O seu desígnio ultrapassa as determinações sociais, elas sim, fixadas em tempos mais fáceis de identificar. As histórias que existem, da música, das artes, da literatura, etc., traduzem os critérios que em cada momento histórico são os prevalecentes e determinantes para estabelecer os cânones e as exclusões. No entanto, estes critérios são mais voláteis e mais "históricos" do que as artes propriamente ditas. 


Cada obra contém em si um potencial de eternidade. 

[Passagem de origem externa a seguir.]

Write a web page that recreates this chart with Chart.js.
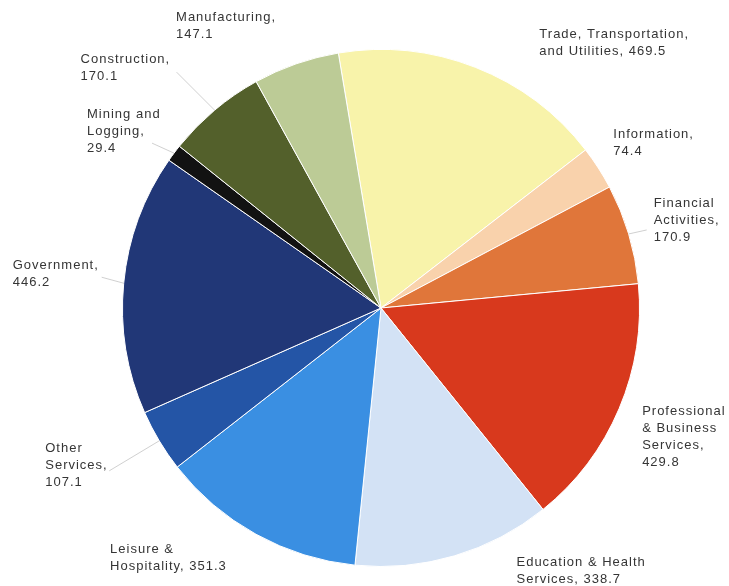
<!DOCTYPE html>
<html>
<head>
<meta charset="utf-8">
<script src="https://cdn.jsdelivr.net/npm/chart.js@4.4.1/dist/chart.umd.min.js"></script>
<style>
  body { margin: 0; background: #fff; }
  canvas { display: block; }
</style>
</head>
<body>
<canvas id="sectorChart" width="729" height="586"></canvas>
<script>
// data
const sectors = [
  'Trade, Transportation, and Utilities', 'Information', 'Financial Activities',
  'Professional & Business Services', 'Education & Health Services',
  'Leisure & Hospitality', 'Other Services', 'Government',
  'Mining and Logging', 'Construction', 'Manufacturing'
];
const jobs = [469.5, 74.4, 170.9, 429.8, 338.7, 351.3, 107.1, 446.2, 29.4, 170.1, 147.1];
// how each label is broken into lines (value is appended from jobs)
const labelLines = [
  ['Trade, Transportation,', 'and Utilities, {v}'],
  ['Information,', '{v}'],
  ['Financial', 'Activities,', '{v}'],
  ['Professional', '& Business', 'Services,', '{v}'],
  ['Education & Health', 'Services, {v}'],
  ['Leisure &', 'Hospitality, {v}'],
  ['Other', 'Services,', '{v}'],
  ['Government,', '{v}'],
  ['Mining and', 'Logging,', '{v}'],
  ['Construction,', '{v}'],
  ['Manufacturing,', '{v}']
];

const sliceColors = [
  '#f8f3aa', '#f9d2ac', '#e0763a', '#d8391d', '#d3e2f5', '#3a8fe2',
  '#2455a6', '#213777', '#121212', '#53602b', '#bccb96'
];

// label placement relative to the slice's outer edge at mid angle
const labelShift = [
  [64, -33], [15, -34], [25, -31], [23, 3], [62, 7], [-146, 15],
  [-114, 8], [-111, -18], [-87, -39], [-134, -51], [-120, -46]
];
// leader lines (end point relative to outer edge), null = none
const leaderShift = [
  null, null, [18, -4], null, null, null,
  [-50, 30], [-22, -6], [-22, -10], [-38, -38], null
];

const outsideLabels = {
  id: 'outsideLabels',
  afterDatasetsDraw(chart) {
    const ctx = chart.ctx;
    const arcs = chart.getDatasetMeta(0).data;
    ctx.save();
    ctx.font = '13px "Liberation Sans", Arial, sans-serif';
    ctx.letterSpacing = '1px';
    ctx.fillStyle = '#353535';
    ctx.textBaseline = 'middle';
    ctx.textAlign = 'left';
    arcs.forEach((arc, i) => {
      const p = arc.getProps(['x', 'y', 'startAngle', 'endAngle', 'outerRadius'], true);
      const mid = (p.startAngle + p.endAngle) / 2;
      const ex = p.x + Math.cos(mid) * p.outerRadius;
      const ey = p.y + Math.sin(mid) * p.outerRadius;
      if (leaderShift[i]) {
        ctx.strokeStyle = '#c4c4c4';
        ctx.lineWidth = 0.8;
        ctx.beginPath();
        ctx.moveTo(ex, ey);
        ctx.lineTo(ex + leaderShift[i][0], ey + leaderShift[i][1]);
        ctx.stroke();
      }
      const lx = ex + labelShift[i][0];
      const ly = ey + labelShift[i][1];
      labelLines[i].forEach((ln, k) => {
        ctx.fillText(ln.replace('{v}', jobs[i].toFixed(1)), lx, ly + k * 17);
      });
    });
    ctx.restore();
  }
};

new Chart(document.getElementById('sectorChart'), {
  type: 'pie',
  data: {
    labels: sectors,
    datasets: [{
      data: jobs,
      backgroundColor: sliceColors,
      borderColor: '#ffffff',
      borderWidth: 1
    }]
  },
  options: {
    responsive: false,
    animation: false,
    rotation: -9.5,
    layout: { padding: { top: 48, bottom: 18, left: 122, right: 89 } },
    plugins: {
      legend: { display: false },
      tooltip: { enabled: false }
    }
  },
  plugins: [outsideLabels]
});
</script>
</body>
</html>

Nesse sentido rompe com os elos que a ligam ao seu tempo enquanto ao mesmo tempo os manifesta. Esses elos manifestam-se nas obras, tanto quanto aquilo que lhes dá o potencial de eternidade. A todas elas? Não o creio. Mas, de modo idêntico, não podemos saber com nenhuma clareza quais são aquelas nas quais se manifesta o magnífico anacronismo-de-ser-arte, que lhes permitirá a eternidade enquanto arte. Os artistas fazem
o seu trabalho, como fizeram no passado. Continuarão a fazê-lo no futuro. Nesse acto-de-fazer estão, por assim dizer, fora do tempo sendo essa uma dimensão individual. Face às dificuldades do tempo presente, aos artistas cabe-lhes acima de tudo a tarefa de levar a cabo, de cada vez, o mergulho no essencial de cada arte.
Tudo o resto os transcende, nos transcende e, na realidade, não interessa muito. Não sabemos nem nunca saberemos. Fizemos o nosso trabalho e, sendo humanos, somos mortais, ao contrário do que a arte poderá ser.

António Pinho Vargas, Novembro 2017.